Another avenue to growth is through “original programming” — an opportunity Staeger noted specifically as part of LIV’s efforts bolster support with golf audiences. That could mean the creation of a documentary-style TV show in the ilk of ‘Full Swing’, the PGA Tour-focused docuseries soon to release on Netflix. Such programming could live on the CW, Staeger said, but could also be shopped to other networks and/or streaming properties.
“Think ‘Drive to Survive’ or ‘The Last Dance,'” he said. “Programming is the sword that really ties the viewers and the space to the personalities of your stars and your league. I look at the NBA and the NFL, and we plan on following in their footsteps.”

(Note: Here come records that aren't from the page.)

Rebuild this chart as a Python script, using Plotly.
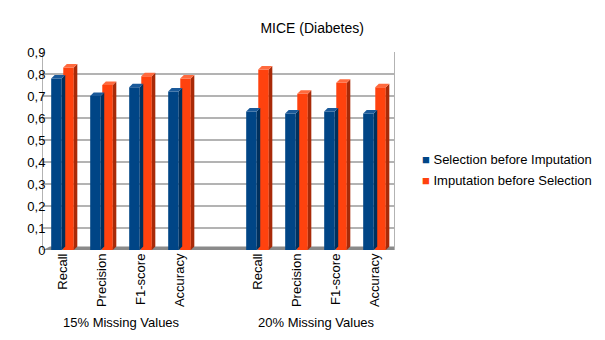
"""
MICE (Diabetes): selection vs imputation order, pseudo-3D grouped bars.
"""

import plotly.graph_objects as go

METRICS = ["Recall", "Precision", "F1-score", "Accuracy"]
GROUPS = ["15% Missing Values", "20% Missing Values"]
SERIES = ["Selection before Imputation", "Imputation before Selection"]

sel_before_imp = [0.78, 0.70, 0.74, 0.72, 0.63, 0.62, 0.63, 0.62]
imp_before_sel = [0.83, 0.75, 0.79, 0.78, 0.82, 0.71, 0.76, 0.74]

Y_TICKS = [0, 0.1, 0.2, 0.3, 0.4, 0.5, 0.6, 0.7, 0.8, 0.9]
Y_TICK_TEXT = ["0", "0,1", "0,2", "0,3", "0,4", "0,5", "0,6", "0,7", "0,8", "0,9"]

FONT = "Liberation Sans, Arial, sans-serif"
FRONT = ["#004586", "#ff420e"]
SIDE = ["#00305d", "#a82a08"]
TOP = ["#1a5a9a", "#ff6a3e"]
GRID = "#b3b3b3"

# slot positions: one empty slot between the two groups
xpos = [i for i in range(4)] + [i + 5 for i in range(4)]
tick_labels = METRICS + METRICS

BAR_W = 0.27
OFFSETS = [-0.29, 0.02]
DX, DY = 0.09, 0.016  # depth of the fake 3D faces

fig = go.Figure()
shapes = []

for k, (name, vals) in enumerate(zip(SERIES, [sel_before_imp, imp_before_sel])):
    fig.add_trace(
        go.Bar(
            x=xpos,
            y=vals,
            name=name,
            width=BAR_W,
            offset=OFFSETS[k],
            marker=dict(color=FRONT[k], line=dict(width=0)),
            hovertemplate="%{y}<extra>" + name + "</extra>",
            showlegend=False,
        )
    )
    for x, v in zip(xpos, vals):
        x0 = x + OFFSETS[k]
        x1 = x0 + BAR_W
        # side face
        shapes.append(dict(
            type="path", xref="x", yref="y", layer="above", line=dict(width=0),
            fillcolor=SIDE[k],
            path=f"M{x1},0 L{x1 + DX},{DY} L{x1 + DX},{v + DY} L{x1},{v} Z",
        ))
        # top face
        shapes.append(dict(
            type="path", xref="x", yref="y", layer="above", line=dict(width=0),
            fillcolor=TOP[k],
            path=f"M{x0},{v} L{x0 + DX},{v + DY} L{x1 + DX},{v + DY} L{x1},{v} Z",
        ))

# floor strip
shapes.append(dict(
    type="path", xref="x", yref="y", layer="below", line=dict(width=0),
    fillcolor="#8a8a8a",
    path=f"M-0.5,0 L{-0.5 + DX * 2},{DY} L{8.5 + DX * 2},{DY} L8.5,0 Z",
))

annotations = []
for g, label in enumerate(GROUPS):
    annotations.append(dict(
        x=1.5 + g * 5, y=-0.365, xref="x", yref="paper", yanchor="middle",
        text=label, showarrow=False,
        font=dict(family=FONT, size=13, color="#000000"),
    ))

# legend drawn as text with coloured square glyphs
for k, name in enumerate(SERIES):
    annotations.append(dict(
        x=1.075, y=0.455 - k * 0.105, xref="paper", yref="paper",
        xanchor="left", yanchor="middle", showarrow=False,
        text=f"<span style='color:{FRONT[k]}'>■</span> {name}",
        font=dict(family=FONT, size=13, color="#000000"),
    ))

fig.update_layout(
    width=605,
    height=340,
    plot_bgcolor="white",
    paper_bgcolor="white",
    margin=dict(l=43, r=211, t=52, b=90, autoexpand=False),
    title=dict(
        text="MICE (Diabetes)",
        x=0.516, xanchor="center", y=0.918, yanchor="middle",
        yref="container", automargin=False,
        font=dict(family=FONT, size=14, color="#000000"),
    ),
    font=dict(family=FONT, size=13, color="#000000"),
    showlegend=False,
    shapes=shapes,
    annotations=annotations,
    xaxis=dict(
        range=[-0.5, 8.5],
        tickvals=xpos,
        ticktext=tick_labels,
        tickangle=-90,
        showgrid=False,
        zeroline=False,
        showline=False,
        ticks="",
        automargin=False,
        tickfont=dict(family=FONT, size=13),
    ),
    yaxis=dict(
        range=[0, 0.9],
        tickvals=Y_TICKS,
        ticktext=Y_TICK_TEXT,
        showgrid=True,
        gridcolor=GRID,
        gridwidth=1.5,
        zeroline=False,
        showline=True,
        linecolor=GRID,
        mirror=True,
        ticks="",
        automargin=False,
        ticklabelstandoff=-6,
        tickfont=dict(family=FONT, size=13),
    ),
)

# the page body has a default 8px margin; drop it so the figure sits at 0,0
fig.write_html(
    "out.html",
    config={"displayModeBar": False},
    post_script="document.body.style.margin='0';",
)
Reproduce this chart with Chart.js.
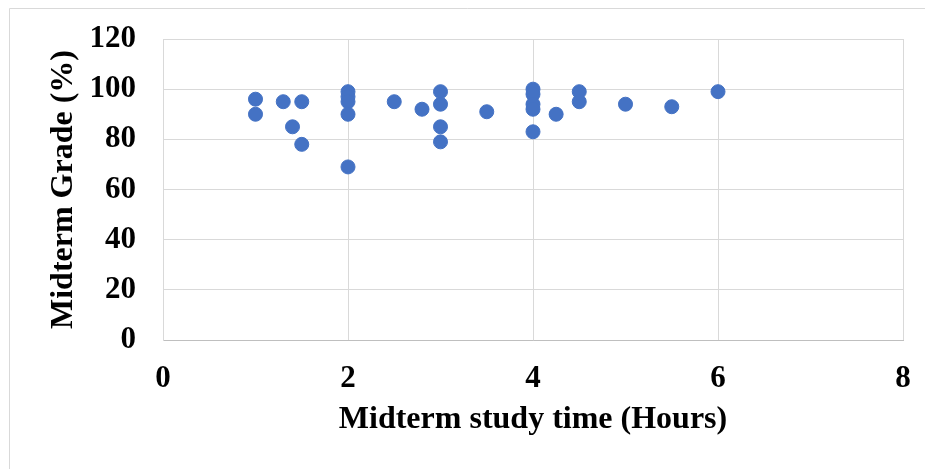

Of course, it’s one thing to act like the multi-billion-dollar enterprises that are the NBA and NFL, it’s another to be them. Viewership lies at the heart of the NFL and NBA’s success, and it’s also why networks like ESPN, NBC, TNT and CBS shell out billions in rights fees. LIV’s plans will matter very little if the league finds itself incapable of wrangling the audiences and advertisers to make their primary broadcast agreement with the CW worth its airtime. That’s a goal that will require a significant bump from last year’s few hundred thousand YouTube views per tournament round.
Still, with a 2023 schedule and U.S. broadcast partner officially established, LIV Golf’s short-term future is finally taking shape. And how does that future look?
“We’re fully entrenched,” LIV CEO Greg Norman told Fox News. “We know where we’re going. We know what we’re doing.”
Before his first free weekend in months, Will Staeger’s vision was even more encouraging.
“We’re a rocket ship,” he said. “We’re about to take off.”
He’s right about one thing: the countdown has begun.